I am more angry than sad right now. I literally cannot believe that the ISI acted with such impunity. They can pick someone one up, torture and murder them, and expect absolutely no legal recrimination.

Remember, these people’s job is to protect us. But they torture and kill us, and protect Osama bin Laden and Hafiz Saeed instead.

A commission set up by the government to investigate the killing of journalist Saleem Shahzad mired in controversy

They do this in Balochistan most every day, what with student activists, nationalists, and regular party workers ending up in gutters, but they have made the entirely rational calculation that no one in Pakistan cares about Balochistan — watch the video in this Cafe Pyala post if you don’t believe me. This feels somehow different, because his abduction was front page news. And yet they still went ahead and killed him.

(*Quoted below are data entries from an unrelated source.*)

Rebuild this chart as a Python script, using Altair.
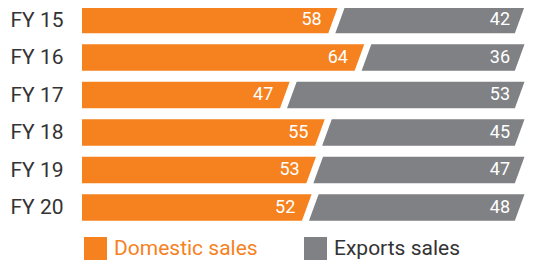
import altair as alt
import pandas as pd

years = ["FY 15", "FY 16", "FY 17", "FY 18", "FY 19", "FY 20"]
domestic = [58, 64, 47, 55, 53, 52]
exports = [42, 36, 53, 45, 47, 48]
series_names = ["Domestic sales", "Exports sales"]
colors = ["#F5821F", "#808184"]

HALF = 0.353   # half bar thickness (row units)
SLANT = 1.1    # horizontal slant half-offset (value units)
GAP = 0.8      # half gap between segments (value units)
END = 0.3

rows = []
for i, (d, e) in enumerate(zip(domestic, exports)):
    for yy, s in [(i + HALF, -SLANT), (i - HALF, SLANT)]:
        rows.append(dict(key=f"{i}d", y=yy, series=series_names[0], x0=0, x1=d - GAP + s))
        rows.append(dict(key=f"{i}e", y=yy, series=series_names[1], x0=d + GAP + s, x1=d + e - END + s))
shapes = pd.DataFrame(rows)

labels = pd.DataFrame({
    "row": list(range(len(years))),
    "year": years,
    "dom": domestic,
    "exp": exports,
    "total": [d + e for d, e in zip(domestic, exports)],
})

label_expr = "[" + ",".join(f"'{y}'" for y in years) + "][datum.value]"

yscale = alt.Scale(domain=[-0.32, 5.32], reverse=True, nice=False, zero=False)
xscale = alt.Scale(domain=[0, 100], nice=False, zero=False)

FONT = "Roboto"

area = alt.Chart(shapes).mark_area(orient="horizontal", interpolate="linear", opacity=1).encode(
    y=alt.Y("y:Q", scale=yscale, title=None,
            axis=alt.Axis(values=list(range(len(years))), labelExpr=label_expr,
                          domain=False, ticks=False, grid=False, labelPadding=19,
                          labelFontSize=21, labelColor="#333333", labelFont=FONT)),
    x=alt.X("x0:Q", scale=xscale, stack=None, axis=None),
    x2="x1:Q",
    detail="key:N",
    color=alt.Color("series:N",
                    scale=alt.Scale(domain=series_names, range=colors),
                    legend=alt.Legend(
                        title=None, orient="none", direction="horizontal",
                        legendX=2, legendY=229,
                        symbolType="square", symbolSize=529, symbolStrokeWidth=0,
                        symbolOpacity=1,
                        labelFontSize=21, labelFont=FONT, labelOffset=7,
                        columnPadding=46,
                        labelColor={"expr": "datum.label == 'Domestic sales' ? '#F5821F' : '#333333'"},
                    )),
)

dom_text = alt.Chart(labels).mark_text(align="right", baseline="middle", dx=-15,
                                       fontSize=18, font=FONT, color="white").encode(
    y=alt.Y("row:Q", scale=yscale),
    x=alt.X("dom:Q", scale=xscale),
    text="dom:Q",
)

exp_text = alt.Chart(labels).mark_text(align="right", baseline="middle", dx=-11,
                                       fontSize=18, font=FONT, color="white").encode(
    y=alt.Y("row:Q", scale=yscale),
    x=alt.X("total:Q", scale=xscale),
    text="exp:Q",
)

chart = alt.layer(area, dom_text, exp_text).properties(
    width=439, height=211.5,
    autosize=alt.AutoSizeParams(type="none"),
    padding={"left": 74, "top": 0, "right": 4, "bottom": 45},
).configure_view(stroke=None)

chart.save("out.html", embed_options={"renderer": "svg", "actions": False})
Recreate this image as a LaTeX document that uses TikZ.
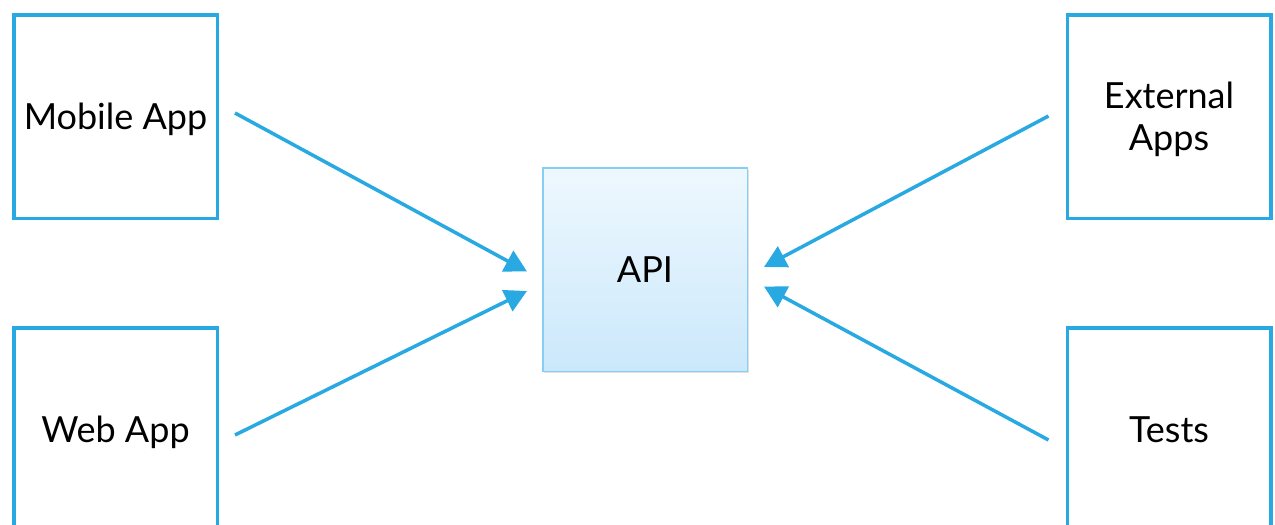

When Saleem Shahzad disappeared, I honestly thought he’d just get beaten up and abused, like they did Umar Cheema. I never actually considered the possibility that they would kill him, especially when Human Rights Watch had “credible” information that he had been picked up by the ISI.

    “While the ISI was said to have bristled at previous reports by Shahzad, his disappearance happened two days after he wrote a story for Asia Times Online that said that al-Qaeda had attacked a naval base in the port city of Karachi on May 22 after talks had broken down between the Pakistan navy and the global terrorist organization. In his report, Shahzad claimed that al-Qaeda had carried out the attack in retaliation for the arrest of naval officials suspected of links with the terrorist group. The 17-hour attack on the Karachi naval base by at least four people led to the destruction of two Lockheed Martin P-3C Orion aircraft that had been enhanced with counterterrorism capabilities.”

"But I will not let myself be reduced to silence."